State government officials are looking at the problem, she said, and considering what policy changes could boost home ownership and housing availability.
“Talk to any number of CEOs around the state,” Doerr said. “They’ll tell you we need more attainable and affordable housing. This is pure economic development.”
Confronting the housing shortage
The TIF pilot project started as an idea in early 2020, as Bitely of Sable Homes was wrapping up the first phase of the River Hills Estates development.
He’d bought the initial 31 lots from another developer at a deal that let him sell new houses at the typical market rate in Newaygo.
“It was a hit,” Bitely said.
But, he added, as he priced materials and other costs for the second phase of the neighborhood, “it was going to be very difficult for us to duplicate that pricing.”
Bitely determined the infrastructure costs – like building roads and bringing water lines to the lots – would push the housing prices too high for most Newaygo buyers.

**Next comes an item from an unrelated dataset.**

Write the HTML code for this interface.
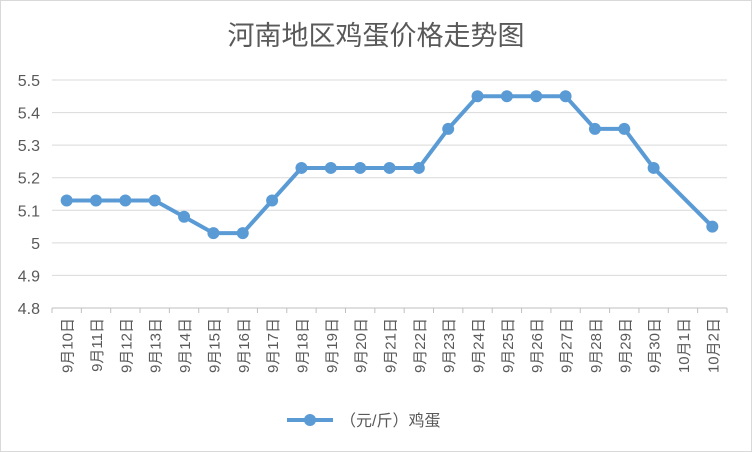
<!DOCTYPE html>
<html><head><meta charset="utf-8"><style>
body{margin:0;background:#fff}
svg{display:block;font-family:"Liberation Sans","Noto Sans CJK SC",sans-serif}
</style></head><body>
<svg width="752" height="452">
<rect x="0.5" y="0.5" width="751" height="451" fill="#fff" stroke="#d9d9d9"/>
<text x="376" y="45" text-anchor="middle" font-size="27" fill="#595959">河南地区鸡蛋价格走势图</text>
<g id="grid"></g><g id="yt"></g><g id="xt"></g><g id="series"></g>
<g>
<line x1="287" y1="420" x2="333" y2="420" stroke="#5b9bd5" stroke-width="4"/>
<circle cx="310" cy="420" r="6" fill="#5b9bd5"/>
<text x="340" y="426" font-size="16" fill="#595959">（元/斤）鸡蛋</text>
</g>
</svg>
<script>
const categories=["9月10日","9月11日","9月12日","9月13日","9月14日","9月15日","9月16日","9月17日","9月18日","9月19日","9月20日","9月21日","9月22日","9月23日","9月24日","9月25日","9月26日","9月27日","9月28日","9月29日","9月30日","10月1日","10月2日"];
const values=[5.13,5.13,5.13,5.13,5.08,5.03,5.03,5.13,5.23,5.23,5.23,5.23,5.23,5.35,5.45,5.45,5.45,5.45,5.35,5.35,5.23,null,5.05];
const yTicks=[4.8,4.9,5,5.1,5.2,5.3,5.4,5.5];
const yTickLabels=["4.8","4.9","5","5.1","5.2","5.3","5.4","5.5"];
const NS="http://www.w3.org/2000/svg";
const L=52,R=727,T=80,B=308,ymin=4.8,ymax=5.5;
const bw=(R-L)/categories.length;
const x=i=>L+bw*(i+0.5);
const y=v=>B-(v-ymin)/(ymax-ymin)*(B-T);
function mk(t,a,p){const e=document.createElementNS(NS,t);for(const k in a)e.setAttribute(k,a[k]);p.appendChild(e);return e;}
const grid=document.getElementById('grid'),yt=document.getElementById('yt'),xt=document.getElementById('xt'),ser=document.getElementById('series');
yTicks.forEach((v,i)=>{
 const g=mk('line',{x1:L,x2:R,y1:y(v),y2:y(v),stroke:v===ymin?'#bfbfbf':'#d9d9d9','stroke-width':1},grid);
 
 
 const t=mk('text',{x:40,y:y(v)+6,'text-anchor':'end','font-size':16,fill:'#595959'},yt);
 t.textContent=yTickLabels[i];
 
 
});
for(let i=0;i<=categories.length;i++){
 const tk=mk('line',{x1:L+bw*i,x2:L+bw*i,y1:B,y2:B+5,stroke:'#bfbfbf'},xt);
 
 
}
categories.forEach((c,i)=>{
 const t=mk('text',{x:0,y:0,'text-anchor':'end','font-size':15,fill:'#595959',transform:`translate(${x(i)+6},318) rotate(-90)`},xt);
 t.textContent=c;
 
 
});
const pts=[];values.forEach((v,i)=>{if(v!=null)pts.push([x(i),y(v)]);});
const pl=mk('polyline',{points:pts.map(p=>p.join(',')).join(' '),fill:'none',stroke:'#5b9bd5','stroke-width':4,'stroke-linejoin':'round'},ser);


pts.forEach(p=>{
 const c=mk('circle',{cx:p[0],cy:p[1],r:6,fill:'#5b9bd5'},ser);
 
 
});
</script>
</body></html>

And he wanted to keep the home prices within reach for middle-income workers.
The housing shortage, Bitely said, means “a segment of people is forced to become tenants or are renting longer.”
The lack of moderate-priced new housing stalls the move-up market, keeping people in their lower-priced homes that should be first houses for lower wage earners.
The pilot program took shape as the city determined that it couldn’t afford to waive costs for the lot improvements. At the same time, Bitely said, officials were eager to find a solution to increase its population and find options for working couples who wanted to stay in Newaygo.
Part of Faulker’s role is to “sell” the city to home builders, but this isn’t an easy time for that. If they’re already active in other markets, Newaygo can seem too distant. And if they’re making money by building $400,000-plus homes, there’s little incentive to pursue lower price points.
Yet, Faulkner said, with the employment base in town, “we have a ready-made market.”
That appealed to Bitely. So did crafting some kind of solution to adding new construction for the “missing middle” in new construction.
In the end, the city and Newaygo County worked with the state’s land bank to fit the TIF financing structure to Bitely’s 16 lots, in part using the county’s brownfield authority. The Right Place, the regional economic development corporation based in Grand Rapids, also helped.
Traditional economic development is very focused on business retention, expansion and attraction, said Julie Burrell, business development manager in Newaygo for The Right Place.
But for rural communities, expanding the scope toward housing can reduce the risk that a business will face by choosing a small town for dozens or even hundreds of new jobs.
“Getting into housing is certainly not traditional (for us), but in this capacity, I think it made sense,” Burrell said. “It’s going to help our businesses. We can’t continue expanding businesses if they’re not going to have anywhere for their workforce to live.”
The Newaygo program already is getting attention as a model that could work across the state. Several other projects now are in discussion stages, Doerr said, and Faulker said he hopes it inspires other small communities to take a similar leap of faith.
“Developers know how to make money in cities,” Faulkner said. “They know how to make money in suburbs. When it comes to rural communities, they don’t know what to do. It’s a challenge to get them to come in and take chances.”